President Barack Obama speaks at Florida Atlantic University in Boca...

President Barack Obama speaks at Florida Atlantic University in Boca Raton, Fla. (April 10, 2012) Credit: AP

President Barack Obama is intensifying his campaign for higher taxes on top U.S. earners by casting the issue against Republican opposition as one of fairness and support for the middle class.

Obama enlisted Wednesday what the administration described as a group of four millionaires and their assistants, all of whom support the so-called Buffett rule to set a minimum tax on people who earn at least $1 million a year.

The president met with Abigail Disney of the Daphne Foundation, Whitney Tilson of T2 Partners LLC, Frank Jernigan, a retired software engineer from Google Inc., and Lawrence Benenson of Benenson Capital Co. They were accompanied by their assistants.

Obama said the millionaires on the stage with him at the Eisenhower Executive Office Building are "rightly proud of their success." They had agreed to take part in the event because "they haven't been asked to do their fair share" and "they believe there is something deeply wrong and irresponsible about that."

The proposal, which faces Republican opposition in a test vote Monday in the Senate, is named after billionaire investor Warren Buffett, who says he pays a lower tax rate than his secretary, largely because of preferential treatment given to capital gains and dividends.

"They agree with Warren," Obama said of the group.

Tilson, 45, said in an interview at the White House that he and his assistant, Kelli Alires, 47, were "a little shocked" after they calculated their federal tax rates for 2010.

While his adjusted gross income was 39 times that of Alires', Tilson said, he paid a rate of 24.6 percent while Alires paid a rate of 33.4 percent. "It struck both of us as unfair and ridiculous," he said.

Tilson estimated the Buffett rule would increase his federal tax obligation by 40 percent.
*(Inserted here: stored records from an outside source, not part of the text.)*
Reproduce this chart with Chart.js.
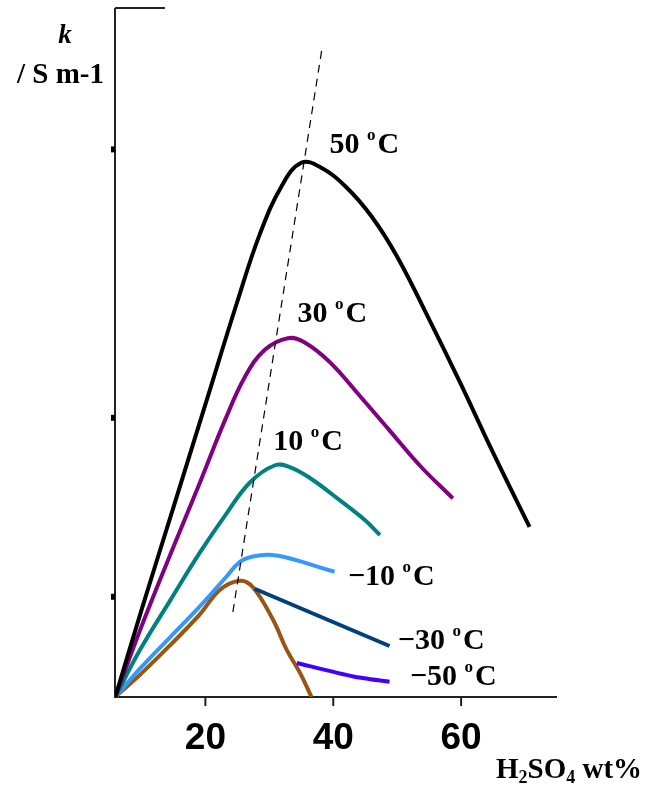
<!DOCTYPE html>
<html>
<head>
<meta charset="utf-8">
<script src="https://cdn.jsdelivr.net/npm/chart.js@4"></script>
<style>
  html, body { margin: 0; padding: 0; background: #fff; }
  #chart { display: block; }
</style>
</head>
<body>
<canvas id="chart" width="658" height="785"></canvas>
<script>
// 电导率 k 与 H2SO4 浓度 (wt%) 的关系, 各温度曲线
const xTicks = [20, 40, 60];
const yTicks = [10, 30, 60];

const wt_50C = [5.9, 10.0, 15.0, 20.0, 25.0, 28.5, 32.0, 35.0, 38.0, 42.0, 46.0, 50.0, 55.0, 60.0, 65.0, 70.7];
const k_50C  = [-1.2, 8.5, 20.0, 31.5, 43.0, 50.5, 56.0, 58.5, 58.0, 55.8, 52.5, 48.0, 41.0, 33.7, 26.1, 17.8];

const wt_30C = [5.9, 9.8, 14.5, 19.1, 23.1, 26.2, 29.3, 32.9, 35.6, 39.5, 44.1, 48.8, 53.5, 58.7];
const k_30C  = [-1.2, 6.3, 14.7, 22.7, 29.8, 34.6, 37.6, 38.9, 38.4, 36.2, 32.5, 28.6, 24.7, 21.0];

const wt_10C = [5.9, 9.8, 14.5, 19.1, 23.1, 27.0, 30.9, 33.2, 36.3, 41.0, 44.9, 47.3];
const k_10C  = [-1.2, 4.1, 9.6, 14.9, 19.1, 22.8, 24.7, 24.5, 23.3, 20.8, 18.6, 16.9];

const wt_m10C = [5.9, 9.8, 14.5, 19.1, 23.1, 25.4, 27.4, 30.1, 33.7, 37.4, 40.2];
const k_m10C  = [-1.2, 2.0, 5.5, 8.9, 12.1, 13.9, 14.5, 14.7, 14.2, 13.4, 12.8];

// -30 / -50 共用的上升段及下降段
const wt_low = [5.9, 9.8, 14.5, 19.1, 22.3, 25.4, 27.4, 30.6, 32.7, 34.8, 36.6];
const k_low  = [-1.2, 1.3, 4.6, 8.0, 10.8, 11.8, 11.1, 7.4, 4.1, 1.5, -1.2];

const wt_m30C = [27.7, 48.8];
const k_m30C  = [10.9, 4.5];

const wt_m50C = [34.3, 43.1, 48.8];
const k_m50C  = [2.6, 1.1, 0.5];

// 峰值连线 (虚线)
const wt_peak = [24.3, 38.2];
const k_peak  = [8.3, 71.1];

const tempLabels = ['50', '30', '10', '\u221210', '\u221230', '\u221250'];
const labelAnchors = [[39.4, 59.6], [34.4, 40.7], [30.6, 26.4], [42.3, 11.3], [50.1, 4.2], [52.0, 0.1]];

function pts(xs, ys) {
    return xs.map((x, i) => ({ x: x, y: ys[i] }));
}

function line(label, xs, ys, color, extra) {
    return Object.assign({
        label: label,
        data: pts(xs, ys),
        borderColor: color,
        borderWidth: 4,
        pointRadius: 0,
        tension: 0.4,
        fill: false
    }, extra || {});
}

const axesPlugin = {
    id: 'axesPlugin',
    beforeDatasetsDraw(chart) {
        const ctx = chart.ctx;
        const xs = chart.scales.x, ys = chart.scales.y;
        const a = chart.chartArea;
        ctx.save();
        ctx.strokeStyle = '#222';
        ctx.lineWidth = 2;
        ctx.beginPath();
        ctx.moveTo(a.left, a.top);
        ctx.lineTo(a.left, a.bottom);
        ctx.lineTo(a.right, a.bottom);
        ctx.stroke();
        ctx.beginPath();
        ctx.moveTo(a.left, a.top);
        ctx.lineTo(a.left + 50, a.top);
        ctx.stroke();

        // x 轴刻度
        ctx.fillStyle = '#000';
        ctx.font = 'bold 37px "Liberation Sans", Arial, sans-serif';
        ctx.textAlign = 'center';
        ctx.textBaseline = 'alphabetic';
        xTicks.forEach(v => {
            const px = xs.getPixelForValue(v);
            ctx.beginPath();
            ctx.moveTo(px, a.bottom);
            ctx.lineTo(px, a.bottom + 9);
            ctx.stroke();
            ctx.fillText(String(v), px, a.bottom + 52);
        });
        // y 轴刻度 (无标签)
        yTicks.forEach(v => {
            const py = ys.getPixelForValue(v);
            ctx.fillRect(a.left - 4, py - 3, 4, 6);
        });
        ctx.restore();
    },
    afterDatasetsDraw(chart) {
        const ctx = chart.ctx;
        const xs = chart.scales.x, ys = chart.scales.y;
        ctx.save();
        ctx.fillStyle = '#000';
        ctx.textAlign = 'left';
        ctx.textBaseline = 'alphabetic';
        const big = 'bold 30px "Liberation Serif", "Times New Roman", serif';
        const small = 'bold 17px "Liberation Serif", "Times New Roman", serif';
        tempLabels.forEach((t, i) => {
            let x = xs.getPixelForValue(labelAnchors[i][0]);
            const y = ys.getPixelForValue(labelAnchors[i][1]);
            ctx.font = big;
            ctx.fillText(t + ' ', x, y);
            x += ctx.measureText(t + ' ').width;
            ctx.font = small;
            ctx.fillText('o', x, y - 13);
            x += ctx.measureText('o').width + 2;
            ctx.font = big;
            ctx.fillText('C', x, y);
        });

        // 坐标轴标题
        ctx.font = 'bold italic 27px "Liberation Serif", serif';
        ctx.textAlign = 'center';
        ctx.fillText('k', 65, 43);
        ctx.textAlign = 'left';
        ctx.font = 'bold 29px "Liberation Serif", serif';
        ctx.fillText('/ S m-1', 17, 83);

        let x = 496;
        const by = 778;
        const parts = [['H', 0], ['2', 1], ['SO', 0], ['4', 1], [' wt%', 0]];
        parts.forEach(p => {
            ctx.font = p[1] ? 'bold 18px "Liberation Serif", serif' : 'bold 29px "Liberation Serif", serif';
            ctx.fillText(p[0], x, by + (p[1] ? 5 : 0));
            x += ctx.measureText(p[0]).width;
        });
        ctx.restore();
    }
};

new Chart(document.getElementById('chart'), {
    type: 'line',
    data: {
        datasets: [
            line('peak', wt_peak, k_peak, '#000', { borderWidth: 1.2, borderDash: [8, 6], tension: 0 }),
            line('50 °C', wt_50C, k_50C, '#000000'),
            line('30 °C', wt_30C, k_30C, '#800080'),
            line('10 °C', wt_10C, k_10C, '#008080'),
            line('-10 °C', wt_m10C, k_m10C, '#3399ff'),
            line('-30 °C', wt_m30C, k_m30C, '#004080', { tension: 0 }),
            line('-50 °C', wt_m50C, k_m50C, '#4400ff', { tension: 0.2 }),
            line('low', wt_low, k_low, '#995511')
        ]
    },
    options: {
        responsive: false,
        animation: false,
        devicePixelRatio: 1,
        layout: { padding: { left: 115, right: 101, top: 8, bottom: 88 } },
        plugins: { legend: { display: false }, tooltip: { enabled: false } },
        scales: {
            x: { type: 'linear', min: 5.86, max: 75, display: false },
            y: { type: 'linear', min: -1.2, max: 75.8, display: false }
        }
    },
    plugins: [axesPlugin]
});
</script>
</body>
</html>
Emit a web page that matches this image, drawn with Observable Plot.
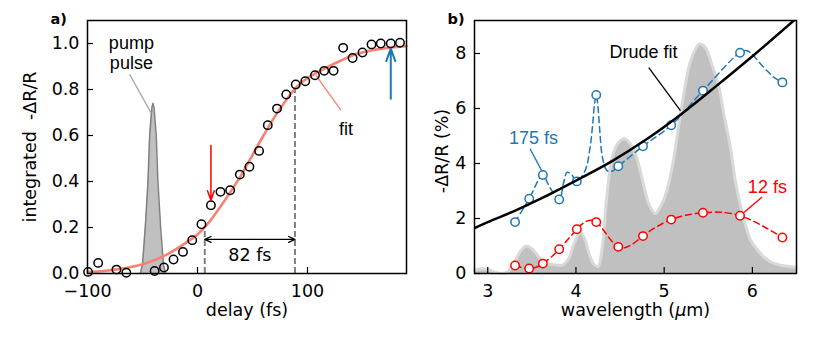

He said he sees the rule as a necessary component to a long-term deal to reduce deficits and balance the federal budget, along with spending cuts.

Tilson is an Obama donor, according to the Center for Responsive Politics. He and Disney, granddaughter of Roy O. Disney, co-founder of the Walt Disney Co., each has given Obama at least $5,000 over the past year, according to the center's data.